Exercise prompt: Pull out every line containing the string "that".

--- Begin Data excerpts ---

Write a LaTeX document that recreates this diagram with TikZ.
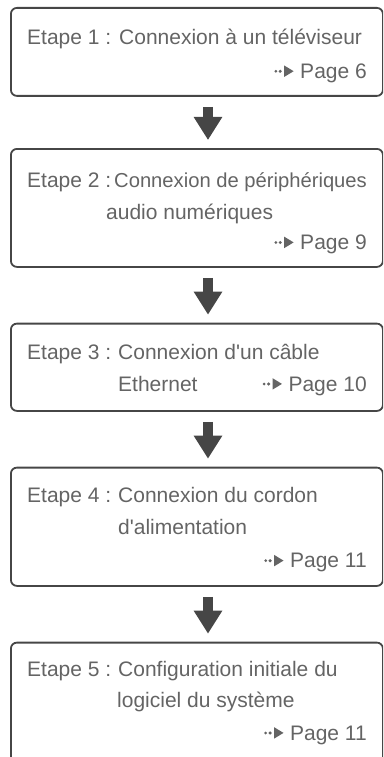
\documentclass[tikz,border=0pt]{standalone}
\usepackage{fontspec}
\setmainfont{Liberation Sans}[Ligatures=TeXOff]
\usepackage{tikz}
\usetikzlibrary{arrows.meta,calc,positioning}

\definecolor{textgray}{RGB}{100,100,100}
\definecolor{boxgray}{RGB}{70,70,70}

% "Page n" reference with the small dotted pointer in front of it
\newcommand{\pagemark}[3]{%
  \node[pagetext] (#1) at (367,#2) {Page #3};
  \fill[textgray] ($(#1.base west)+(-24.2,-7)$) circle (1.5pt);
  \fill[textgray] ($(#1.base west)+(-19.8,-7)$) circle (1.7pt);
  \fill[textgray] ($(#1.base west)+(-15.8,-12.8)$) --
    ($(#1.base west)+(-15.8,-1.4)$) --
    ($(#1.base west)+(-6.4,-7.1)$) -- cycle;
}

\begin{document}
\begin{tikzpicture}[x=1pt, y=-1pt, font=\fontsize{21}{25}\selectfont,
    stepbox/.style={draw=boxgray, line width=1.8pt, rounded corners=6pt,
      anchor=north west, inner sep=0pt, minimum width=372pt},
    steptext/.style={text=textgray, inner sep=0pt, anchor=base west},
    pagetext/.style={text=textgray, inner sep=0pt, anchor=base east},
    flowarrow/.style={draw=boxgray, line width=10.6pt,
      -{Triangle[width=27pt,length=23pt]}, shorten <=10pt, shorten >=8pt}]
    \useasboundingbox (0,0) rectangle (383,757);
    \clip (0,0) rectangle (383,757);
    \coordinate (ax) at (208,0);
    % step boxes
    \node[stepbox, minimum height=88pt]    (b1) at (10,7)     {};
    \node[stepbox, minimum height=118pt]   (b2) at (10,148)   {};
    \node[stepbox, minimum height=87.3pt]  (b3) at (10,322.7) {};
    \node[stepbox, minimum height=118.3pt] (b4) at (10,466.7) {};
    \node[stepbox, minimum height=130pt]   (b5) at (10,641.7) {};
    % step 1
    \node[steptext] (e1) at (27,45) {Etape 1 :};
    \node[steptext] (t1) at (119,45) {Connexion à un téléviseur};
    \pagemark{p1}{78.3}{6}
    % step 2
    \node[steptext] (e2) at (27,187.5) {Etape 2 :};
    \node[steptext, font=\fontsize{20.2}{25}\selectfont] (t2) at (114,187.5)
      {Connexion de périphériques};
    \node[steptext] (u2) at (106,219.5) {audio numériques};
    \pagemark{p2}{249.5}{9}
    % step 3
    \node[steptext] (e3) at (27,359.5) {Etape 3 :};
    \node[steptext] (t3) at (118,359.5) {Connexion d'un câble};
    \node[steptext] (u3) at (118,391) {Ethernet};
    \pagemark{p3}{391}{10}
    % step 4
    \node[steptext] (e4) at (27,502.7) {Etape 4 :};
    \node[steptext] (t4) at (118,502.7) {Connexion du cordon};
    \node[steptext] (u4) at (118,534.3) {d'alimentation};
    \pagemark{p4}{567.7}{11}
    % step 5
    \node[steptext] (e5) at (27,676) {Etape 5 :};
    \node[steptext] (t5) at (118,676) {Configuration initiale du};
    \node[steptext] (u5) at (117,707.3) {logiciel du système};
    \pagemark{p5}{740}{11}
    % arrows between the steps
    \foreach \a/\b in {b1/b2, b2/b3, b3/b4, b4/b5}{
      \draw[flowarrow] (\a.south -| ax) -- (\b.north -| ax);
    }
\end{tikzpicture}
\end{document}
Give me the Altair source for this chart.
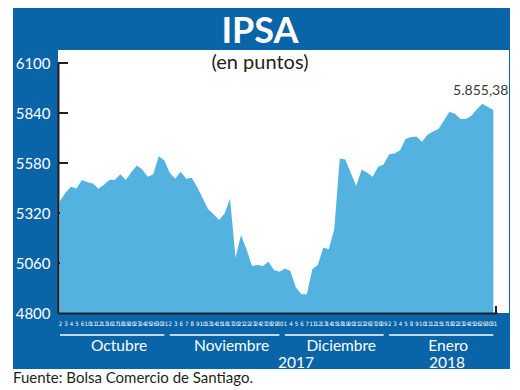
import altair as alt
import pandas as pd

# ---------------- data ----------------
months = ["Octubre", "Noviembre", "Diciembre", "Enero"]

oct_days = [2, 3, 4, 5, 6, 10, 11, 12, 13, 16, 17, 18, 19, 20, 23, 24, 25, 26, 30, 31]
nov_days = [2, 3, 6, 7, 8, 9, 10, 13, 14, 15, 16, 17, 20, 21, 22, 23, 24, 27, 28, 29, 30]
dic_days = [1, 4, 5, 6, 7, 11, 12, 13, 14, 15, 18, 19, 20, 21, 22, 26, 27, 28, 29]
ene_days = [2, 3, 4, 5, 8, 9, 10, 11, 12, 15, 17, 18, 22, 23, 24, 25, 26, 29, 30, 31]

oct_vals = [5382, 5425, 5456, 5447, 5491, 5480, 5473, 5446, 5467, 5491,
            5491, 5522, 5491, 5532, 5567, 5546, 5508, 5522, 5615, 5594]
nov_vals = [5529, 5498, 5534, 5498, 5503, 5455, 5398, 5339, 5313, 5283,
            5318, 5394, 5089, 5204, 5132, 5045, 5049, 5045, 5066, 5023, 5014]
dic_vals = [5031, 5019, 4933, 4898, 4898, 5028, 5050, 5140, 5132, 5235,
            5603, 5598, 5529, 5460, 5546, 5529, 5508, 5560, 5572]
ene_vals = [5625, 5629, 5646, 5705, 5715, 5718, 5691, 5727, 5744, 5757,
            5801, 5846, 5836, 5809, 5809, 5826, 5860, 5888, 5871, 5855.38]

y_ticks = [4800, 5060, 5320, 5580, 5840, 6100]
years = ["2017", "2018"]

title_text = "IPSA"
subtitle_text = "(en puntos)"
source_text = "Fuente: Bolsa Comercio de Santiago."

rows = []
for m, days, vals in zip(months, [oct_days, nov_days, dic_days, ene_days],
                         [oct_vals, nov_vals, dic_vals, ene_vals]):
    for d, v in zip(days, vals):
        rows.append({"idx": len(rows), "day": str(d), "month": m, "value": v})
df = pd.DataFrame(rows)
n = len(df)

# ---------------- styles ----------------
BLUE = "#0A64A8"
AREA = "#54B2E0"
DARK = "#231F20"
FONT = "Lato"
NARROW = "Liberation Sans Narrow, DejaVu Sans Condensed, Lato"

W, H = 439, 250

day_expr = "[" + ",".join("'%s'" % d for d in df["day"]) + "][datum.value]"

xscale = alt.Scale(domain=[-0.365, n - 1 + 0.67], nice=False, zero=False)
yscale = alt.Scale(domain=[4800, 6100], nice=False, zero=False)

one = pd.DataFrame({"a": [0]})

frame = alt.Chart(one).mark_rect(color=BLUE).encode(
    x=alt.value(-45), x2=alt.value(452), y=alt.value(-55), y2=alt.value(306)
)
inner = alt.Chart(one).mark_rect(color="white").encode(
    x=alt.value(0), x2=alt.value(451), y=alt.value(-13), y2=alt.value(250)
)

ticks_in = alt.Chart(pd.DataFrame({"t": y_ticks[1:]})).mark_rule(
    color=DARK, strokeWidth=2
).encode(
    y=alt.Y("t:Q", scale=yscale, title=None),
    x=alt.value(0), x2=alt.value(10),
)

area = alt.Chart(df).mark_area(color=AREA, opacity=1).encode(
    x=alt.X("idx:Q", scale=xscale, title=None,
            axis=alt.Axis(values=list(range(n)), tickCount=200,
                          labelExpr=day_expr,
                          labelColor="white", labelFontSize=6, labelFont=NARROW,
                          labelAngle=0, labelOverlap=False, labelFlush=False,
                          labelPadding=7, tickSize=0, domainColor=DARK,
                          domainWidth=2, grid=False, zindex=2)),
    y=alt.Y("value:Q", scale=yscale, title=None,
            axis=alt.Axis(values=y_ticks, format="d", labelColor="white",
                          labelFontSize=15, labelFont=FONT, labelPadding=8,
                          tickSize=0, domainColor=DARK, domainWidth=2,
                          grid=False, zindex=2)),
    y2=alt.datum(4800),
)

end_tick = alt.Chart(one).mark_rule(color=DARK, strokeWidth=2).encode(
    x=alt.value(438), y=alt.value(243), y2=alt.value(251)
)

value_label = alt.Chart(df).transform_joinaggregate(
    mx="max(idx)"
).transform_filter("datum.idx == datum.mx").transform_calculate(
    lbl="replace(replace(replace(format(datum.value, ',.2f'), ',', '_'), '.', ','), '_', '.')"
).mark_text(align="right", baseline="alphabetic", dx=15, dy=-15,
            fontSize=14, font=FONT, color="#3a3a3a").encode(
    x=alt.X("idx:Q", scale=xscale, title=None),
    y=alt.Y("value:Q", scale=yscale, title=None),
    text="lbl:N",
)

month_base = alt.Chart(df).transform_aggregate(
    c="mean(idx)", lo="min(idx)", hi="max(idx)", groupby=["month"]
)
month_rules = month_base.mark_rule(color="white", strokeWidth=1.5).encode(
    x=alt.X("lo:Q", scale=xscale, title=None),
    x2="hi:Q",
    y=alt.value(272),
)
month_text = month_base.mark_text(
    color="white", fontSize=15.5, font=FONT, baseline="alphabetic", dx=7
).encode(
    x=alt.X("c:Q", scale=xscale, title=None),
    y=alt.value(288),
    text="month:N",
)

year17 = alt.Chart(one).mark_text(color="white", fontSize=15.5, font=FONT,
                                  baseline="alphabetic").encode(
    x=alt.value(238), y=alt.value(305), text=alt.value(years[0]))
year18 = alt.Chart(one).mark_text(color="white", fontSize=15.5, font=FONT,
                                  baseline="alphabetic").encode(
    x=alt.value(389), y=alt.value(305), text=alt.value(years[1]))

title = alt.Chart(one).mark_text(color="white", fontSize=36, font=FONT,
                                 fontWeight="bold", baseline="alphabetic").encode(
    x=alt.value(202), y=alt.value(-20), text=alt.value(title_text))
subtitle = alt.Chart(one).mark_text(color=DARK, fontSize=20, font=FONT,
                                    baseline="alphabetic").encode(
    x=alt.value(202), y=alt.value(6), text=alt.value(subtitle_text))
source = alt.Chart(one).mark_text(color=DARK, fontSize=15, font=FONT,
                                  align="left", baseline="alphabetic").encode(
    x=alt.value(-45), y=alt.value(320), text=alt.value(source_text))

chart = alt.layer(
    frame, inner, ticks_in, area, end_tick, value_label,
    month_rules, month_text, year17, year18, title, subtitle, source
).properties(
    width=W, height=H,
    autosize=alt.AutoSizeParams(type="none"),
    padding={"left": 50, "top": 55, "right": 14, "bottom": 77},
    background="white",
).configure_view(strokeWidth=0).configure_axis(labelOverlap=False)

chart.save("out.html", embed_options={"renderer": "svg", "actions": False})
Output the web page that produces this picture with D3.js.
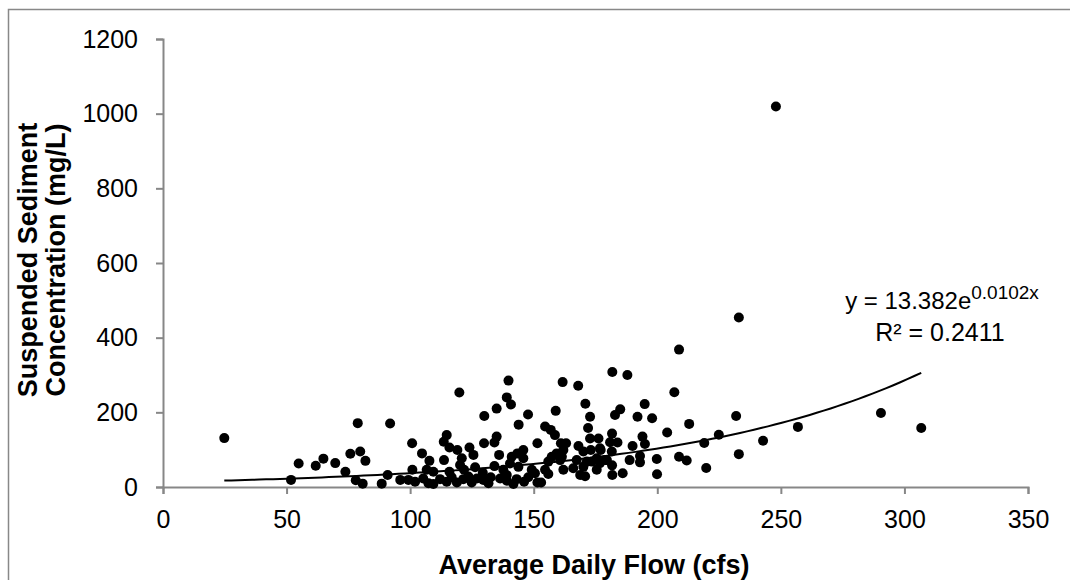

--- End Data excerpts ---

Solution to this problem:
Write a LaTeX document that recreates this diagram with TikZ.
Output the web page that produces this picture with D3.js.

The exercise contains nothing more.